Task directions: Retype exactly what appears below from the line containing "What Chart.js code" down to the line containing "ctx = document.getElementById('lineChart').getContext('2d');", keeping both end lines. Do not include pictures.

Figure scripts
________________________________________

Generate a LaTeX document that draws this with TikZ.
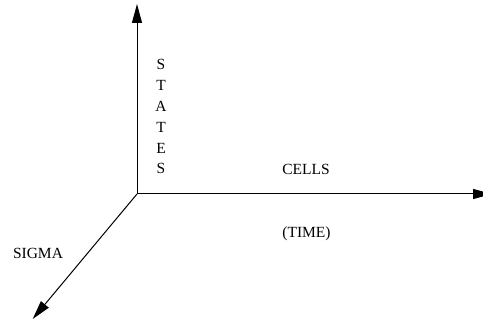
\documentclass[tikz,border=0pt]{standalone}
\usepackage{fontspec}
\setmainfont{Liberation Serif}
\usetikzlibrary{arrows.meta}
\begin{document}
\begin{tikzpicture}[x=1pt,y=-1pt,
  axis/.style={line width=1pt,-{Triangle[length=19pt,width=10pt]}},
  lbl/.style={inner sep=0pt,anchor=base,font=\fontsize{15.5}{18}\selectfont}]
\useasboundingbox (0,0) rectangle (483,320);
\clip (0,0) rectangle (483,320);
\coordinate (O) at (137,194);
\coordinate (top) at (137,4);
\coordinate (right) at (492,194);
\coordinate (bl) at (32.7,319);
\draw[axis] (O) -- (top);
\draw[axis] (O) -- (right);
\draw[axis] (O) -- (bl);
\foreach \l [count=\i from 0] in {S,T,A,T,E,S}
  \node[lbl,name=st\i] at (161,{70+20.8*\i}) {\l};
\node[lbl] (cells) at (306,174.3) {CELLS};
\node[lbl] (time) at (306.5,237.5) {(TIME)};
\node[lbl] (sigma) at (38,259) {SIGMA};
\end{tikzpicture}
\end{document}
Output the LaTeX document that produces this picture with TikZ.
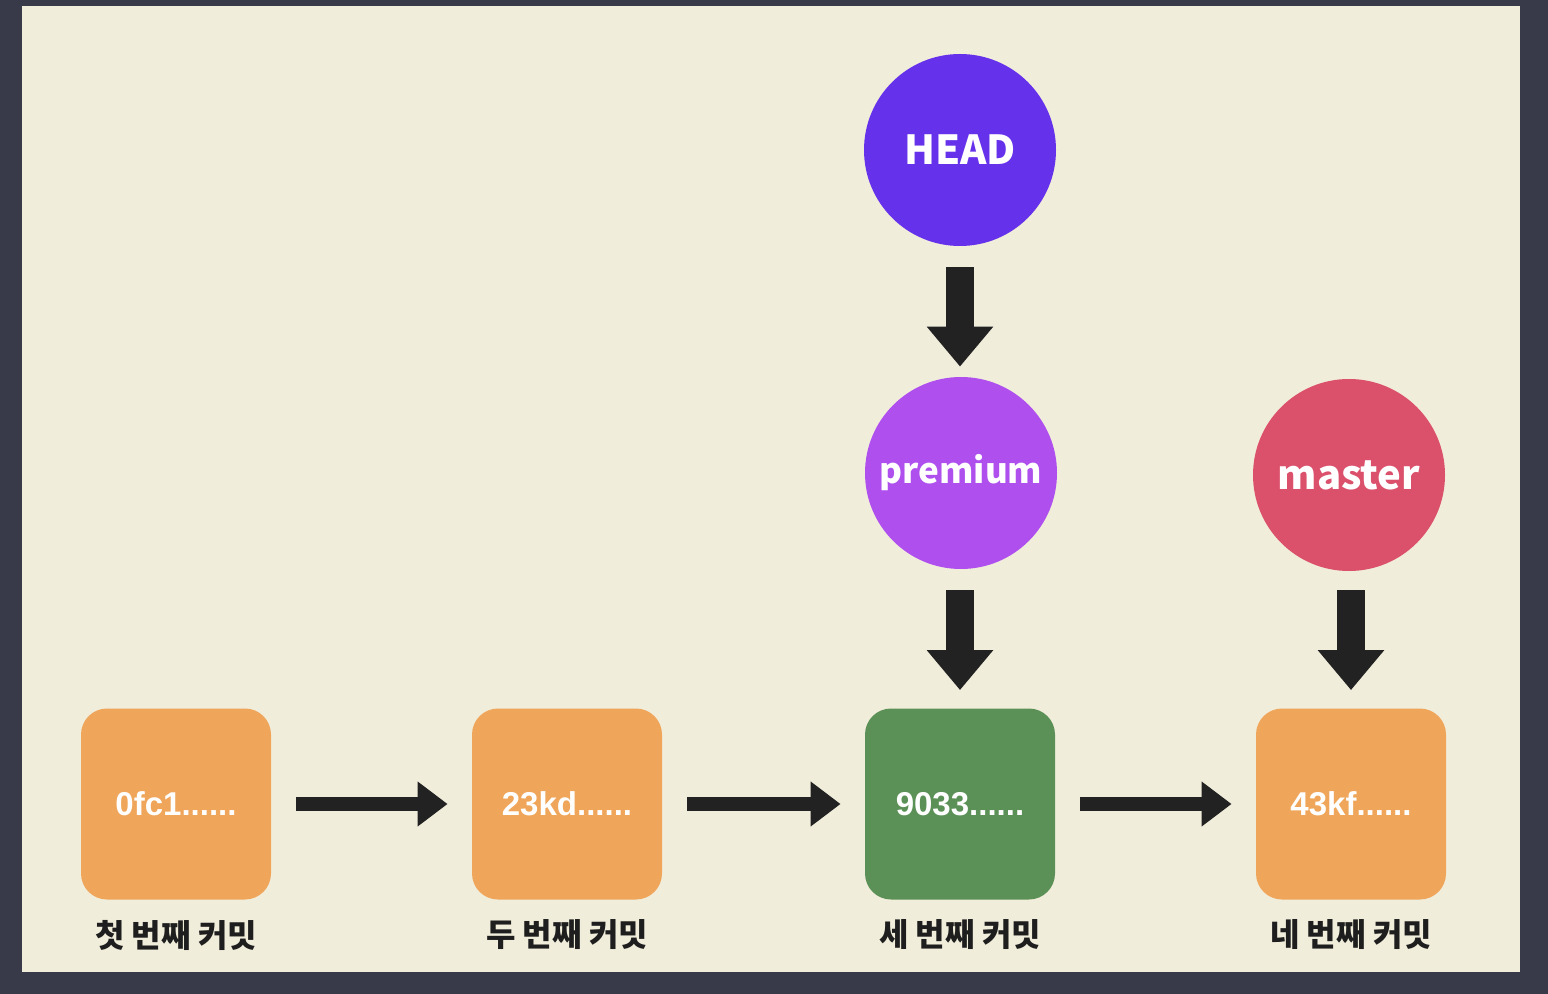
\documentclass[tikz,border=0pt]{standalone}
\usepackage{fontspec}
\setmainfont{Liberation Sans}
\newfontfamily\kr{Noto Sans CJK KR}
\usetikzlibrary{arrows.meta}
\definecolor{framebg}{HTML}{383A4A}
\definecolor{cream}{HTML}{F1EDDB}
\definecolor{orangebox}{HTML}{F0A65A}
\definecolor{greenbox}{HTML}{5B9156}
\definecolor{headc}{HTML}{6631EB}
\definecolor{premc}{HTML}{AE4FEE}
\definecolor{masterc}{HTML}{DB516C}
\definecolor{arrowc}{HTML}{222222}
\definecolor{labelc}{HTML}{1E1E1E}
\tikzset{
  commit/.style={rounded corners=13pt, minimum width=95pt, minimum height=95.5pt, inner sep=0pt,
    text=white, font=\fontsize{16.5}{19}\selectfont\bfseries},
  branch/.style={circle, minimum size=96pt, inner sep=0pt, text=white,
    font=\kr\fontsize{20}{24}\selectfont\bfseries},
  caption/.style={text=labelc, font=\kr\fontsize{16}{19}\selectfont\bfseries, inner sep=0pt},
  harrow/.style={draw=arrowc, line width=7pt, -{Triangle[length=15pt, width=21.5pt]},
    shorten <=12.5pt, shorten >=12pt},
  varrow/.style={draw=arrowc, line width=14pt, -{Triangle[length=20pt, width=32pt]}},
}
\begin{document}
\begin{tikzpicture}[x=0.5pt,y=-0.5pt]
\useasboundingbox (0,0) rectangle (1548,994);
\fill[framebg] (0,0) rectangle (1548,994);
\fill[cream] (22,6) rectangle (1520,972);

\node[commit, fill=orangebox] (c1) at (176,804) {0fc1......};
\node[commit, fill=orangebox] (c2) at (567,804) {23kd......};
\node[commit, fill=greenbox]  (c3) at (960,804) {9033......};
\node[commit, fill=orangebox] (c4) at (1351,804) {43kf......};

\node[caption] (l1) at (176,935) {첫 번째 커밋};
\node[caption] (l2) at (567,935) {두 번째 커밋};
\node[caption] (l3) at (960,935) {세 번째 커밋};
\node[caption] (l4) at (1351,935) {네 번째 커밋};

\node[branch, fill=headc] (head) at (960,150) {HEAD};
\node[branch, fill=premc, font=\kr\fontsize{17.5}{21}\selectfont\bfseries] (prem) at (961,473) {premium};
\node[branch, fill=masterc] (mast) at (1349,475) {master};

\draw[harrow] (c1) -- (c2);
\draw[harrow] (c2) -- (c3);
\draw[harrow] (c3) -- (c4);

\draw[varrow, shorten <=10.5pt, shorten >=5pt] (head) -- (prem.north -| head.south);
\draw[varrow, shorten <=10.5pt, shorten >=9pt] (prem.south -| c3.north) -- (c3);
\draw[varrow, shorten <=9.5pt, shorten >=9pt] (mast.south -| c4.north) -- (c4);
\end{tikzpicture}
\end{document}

________________________________________

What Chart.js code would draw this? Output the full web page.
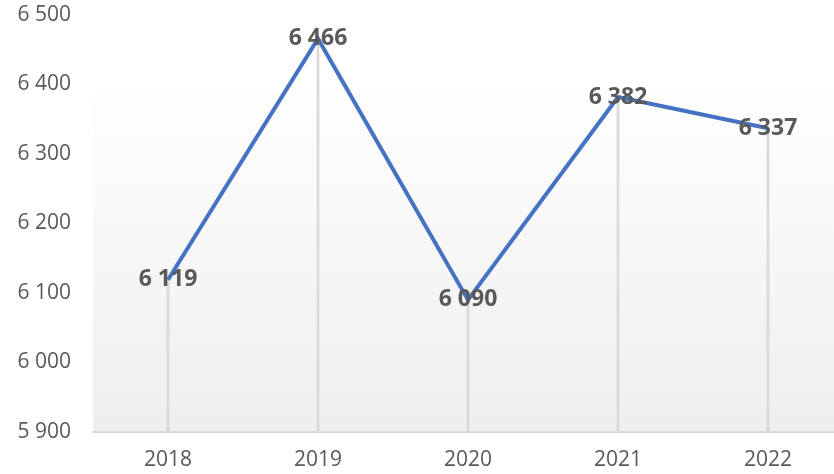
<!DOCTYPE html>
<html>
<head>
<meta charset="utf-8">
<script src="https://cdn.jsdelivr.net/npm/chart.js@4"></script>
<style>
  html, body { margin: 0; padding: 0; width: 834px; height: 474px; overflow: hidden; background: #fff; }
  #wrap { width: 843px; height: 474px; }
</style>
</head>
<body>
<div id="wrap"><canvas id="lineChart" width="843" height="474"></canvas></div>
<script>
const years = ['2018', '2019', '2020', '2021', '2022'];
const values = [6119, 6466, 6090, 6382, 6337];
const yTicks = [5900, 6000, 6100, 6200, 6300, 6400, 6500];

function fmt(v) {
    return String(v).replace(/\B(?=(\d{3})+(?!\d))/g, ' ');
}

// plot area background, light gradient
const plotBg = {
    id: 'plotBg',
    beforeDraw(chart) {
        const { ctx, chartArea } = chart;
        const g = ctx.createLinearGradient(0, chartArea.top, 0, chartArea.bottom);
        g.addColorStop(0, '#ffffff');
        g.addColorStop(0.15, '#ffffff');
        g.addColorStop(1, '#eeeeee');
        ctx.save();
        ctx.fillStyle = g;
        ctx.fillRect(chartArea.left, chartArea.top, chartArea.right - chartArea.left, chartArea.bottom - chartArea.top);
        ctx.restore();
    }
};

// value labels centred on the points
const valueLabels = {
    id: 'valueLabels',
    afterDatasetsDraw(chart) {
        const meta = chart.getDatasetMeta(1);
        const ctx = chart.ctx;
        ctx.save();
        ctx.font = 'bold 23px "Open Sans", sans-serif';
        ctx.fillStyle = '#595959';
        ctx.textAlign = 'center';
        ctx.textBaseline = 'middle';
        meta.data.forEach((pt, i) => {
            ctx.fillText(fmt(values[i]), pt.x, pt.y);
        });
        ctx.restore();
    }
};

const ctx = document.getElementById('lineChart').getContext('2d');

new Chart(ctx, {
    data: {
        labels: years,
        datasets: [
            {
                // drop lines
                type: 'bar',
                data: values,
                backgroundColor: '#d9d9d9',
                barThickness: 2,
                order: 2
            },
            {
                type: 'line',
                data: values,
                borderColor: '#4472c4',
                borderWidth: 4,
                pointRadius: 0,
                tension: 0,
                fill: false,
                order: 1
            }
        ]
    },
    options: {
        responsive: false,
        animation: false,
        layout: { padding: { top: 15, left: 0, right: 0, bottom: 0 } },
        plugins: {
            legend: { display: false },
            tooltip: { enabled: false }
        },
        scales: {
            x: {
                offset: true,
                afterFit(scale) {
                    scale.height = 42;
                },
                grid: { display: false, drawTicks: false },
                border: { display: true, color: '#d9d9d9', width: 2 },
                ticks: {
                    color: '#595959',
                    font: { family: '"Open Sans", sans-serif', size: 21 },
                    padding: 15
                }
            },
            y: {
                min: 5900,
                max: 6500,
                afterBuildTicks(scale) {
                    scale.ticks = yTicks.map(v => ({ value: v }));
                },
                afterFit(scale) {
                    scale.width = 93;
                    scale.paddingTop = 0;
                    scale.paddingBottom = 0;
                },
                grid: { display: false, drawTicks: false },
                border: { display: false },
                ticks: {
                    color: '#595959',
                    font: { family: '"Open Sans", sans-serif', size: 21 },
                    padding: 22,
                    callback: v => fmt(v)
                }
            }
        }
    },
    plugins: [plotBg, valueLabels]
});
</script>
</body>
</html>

________________________________________

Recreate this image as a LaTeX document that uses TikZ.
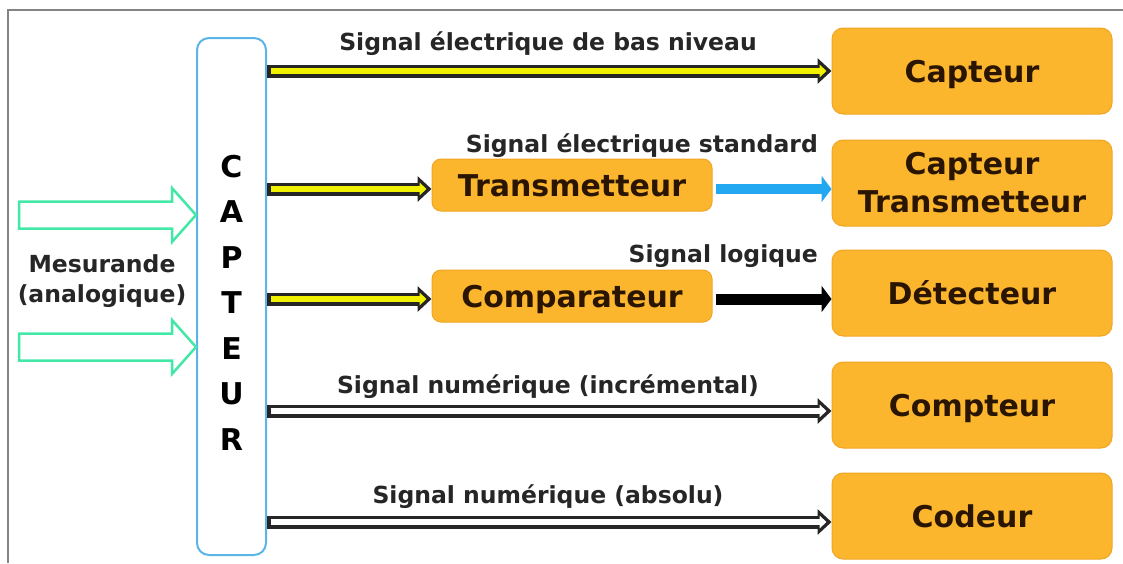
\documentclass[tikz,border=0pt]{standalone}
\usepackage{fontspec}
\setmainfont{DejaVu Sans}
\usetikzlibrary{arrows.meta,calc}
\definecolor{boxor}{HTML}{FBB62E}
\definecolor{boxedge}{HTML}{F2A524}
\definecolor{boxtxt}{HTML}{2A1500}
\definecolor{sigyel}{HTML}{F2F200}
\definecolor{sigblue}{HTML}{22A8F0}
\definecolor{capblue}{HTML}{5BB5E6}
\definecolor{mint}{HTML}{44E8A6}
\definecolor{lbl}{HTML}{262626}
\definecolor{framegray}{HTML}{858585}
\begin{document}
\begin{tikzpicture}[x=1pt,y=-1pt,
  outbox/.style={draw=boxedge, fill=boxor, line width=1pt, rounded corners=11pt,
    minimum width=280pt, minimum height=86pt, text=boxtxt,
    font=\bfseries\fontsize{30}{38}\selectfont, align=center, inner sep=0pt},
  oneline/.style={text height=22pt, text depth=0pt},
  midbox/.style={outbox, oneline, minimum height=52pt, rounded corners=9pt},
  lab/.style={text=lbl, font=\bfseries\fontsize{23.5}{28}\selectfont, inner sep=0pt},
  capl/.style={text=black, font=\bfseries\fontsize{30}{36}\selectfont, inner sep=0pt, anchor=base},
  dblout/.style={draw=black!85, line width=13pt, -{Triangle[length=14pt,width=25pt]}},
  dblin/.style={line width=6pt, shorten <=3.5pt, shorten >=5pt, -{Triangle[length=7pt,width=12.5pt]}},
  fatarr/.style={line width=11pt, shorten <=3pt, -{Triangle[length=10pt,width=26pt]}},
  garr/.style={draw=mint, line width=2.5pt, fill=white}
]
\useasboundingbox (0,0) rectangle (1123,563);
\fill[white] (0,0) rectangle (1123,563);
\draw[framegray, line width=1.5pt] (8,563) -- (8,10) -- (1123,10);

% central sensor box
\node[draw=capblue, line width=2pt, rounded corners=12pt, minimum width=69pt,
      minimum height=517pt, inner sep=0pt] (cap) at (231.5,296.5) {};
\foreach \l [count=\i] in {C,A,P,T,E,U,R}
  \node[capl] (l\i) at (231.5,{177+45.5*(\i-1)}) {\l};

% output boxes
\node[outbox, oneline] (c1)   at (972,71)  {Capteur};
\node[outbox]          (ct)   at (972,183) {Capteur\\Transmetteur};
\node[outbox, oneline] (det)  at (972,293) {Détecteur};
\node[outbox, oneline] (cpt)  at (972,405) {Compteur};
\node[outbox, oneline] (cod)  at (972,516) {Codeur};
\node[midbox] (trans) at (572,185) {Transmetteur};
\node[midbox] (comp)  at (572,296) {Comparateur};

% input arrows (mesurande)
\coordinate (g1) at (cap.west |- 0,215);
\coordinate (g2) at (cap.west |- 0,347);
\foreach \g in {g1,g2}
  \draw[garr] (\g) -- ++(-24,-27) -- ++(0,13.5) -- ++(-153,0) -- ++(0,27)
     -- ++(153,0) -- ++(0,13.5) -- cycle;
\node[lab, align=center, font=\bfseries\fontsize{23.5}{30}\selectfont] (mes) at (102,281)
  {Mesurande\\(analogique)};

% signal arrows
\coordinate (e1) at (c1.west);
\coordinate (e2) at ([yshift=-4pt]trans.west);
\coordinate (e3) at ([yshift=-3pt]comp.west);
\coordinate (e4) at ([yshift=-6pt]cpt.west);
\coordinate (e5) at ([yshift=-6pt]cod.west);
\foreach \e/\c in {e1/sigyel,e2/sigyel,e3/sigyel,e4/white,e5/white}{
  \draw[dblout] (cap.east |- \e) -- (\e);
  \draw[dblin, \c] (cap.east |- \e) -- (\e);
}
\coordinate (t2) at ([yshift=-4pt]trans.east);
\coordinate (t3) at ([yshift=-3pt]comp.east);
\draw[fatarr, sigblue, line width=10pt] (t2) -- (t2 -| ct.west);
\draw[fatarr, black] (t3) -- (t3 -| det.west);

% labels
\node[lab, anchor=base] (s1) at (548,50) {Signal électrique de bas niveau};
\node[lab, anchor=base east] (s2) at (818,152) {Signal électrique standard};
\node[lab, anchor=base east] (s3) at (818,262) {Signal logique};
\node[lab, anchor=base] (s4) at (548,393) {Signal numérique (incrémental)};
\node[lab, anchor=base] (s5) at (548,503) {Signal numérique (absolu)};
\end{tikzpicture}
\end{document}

________________________________________

Exercise answer:
What Chart.js code would draw this? Output the full web page.
<!DOCTYPE html>
<html>
<head>
<meta charset="utf-8">
<script src="https://cdn.jsdelivr.net/npm/chart.js@4"></script>
<style>
  html, body { margin: 0; padding: 0; width: 834px; height: 474px; overflow: hidden; background: #fff; }
  #wrap { width: 843px; height: 474px; }
</style>
</head>
<body>
<div id="wrap"><canvas id="lineChart" width="843" height="474"></canvas></div>
<script>
const years = ['2018', '2019', '2020', '2021', '2022'];
const values = [6119, 6466, 6090, 6382, 6337];
const yTicks = [5900, 6000, 6100, 6200, 6300, 6400, 6500];

function fmt(v) {
    return String(v).replace(/\B(?=(\d{3})+(?!\d))/g, ' ');
}

// plot area background, light gradient
const plotBg = {
    id: 'plotBg',
    beforeDraw(chart) {
        const { ctx, chartArea } = chart;
        const g = ctx.createLinearGradient(0, chartArea.top, 0, chartArea.bottom);
        g.addColorStop(0, '#ffffff');
        g.addColorStop(0.15, '#ffffff');
        g.addColorStop(1, '#eeeeee');
        ctx.save();
        ctx.fillStyle = g;
        ctx.fillRect(chartArea.left, chartArea.top, chartArea.right - chartArea.left, chartArea.bottom - chartArea.top);
        ctx.restore();
    }
};

// value labels centred on the points
const valueLabels = {
    id: 'valueLabels',
    afterDatasetsDraw(chart) {
        const meta = chart.getDatasetMeta(1);
        const ctx = chart.ctx;
        ctx.save();
        ctx.font = 'bold 23px "Open Sans", sans-serif';
        ctx.fillStyle = '#595959';
        ctx.textAlign = 'center';
        ctx.textBaseline = 'middle';
        meta.data.forEach((pt, i) => {
            ctx.fillText(fmt(values[i]), pt.x, pt.y);
        });
        ctx.restore();
    }
};

const ctx = document.getElementById('lineChart').getContext('2d');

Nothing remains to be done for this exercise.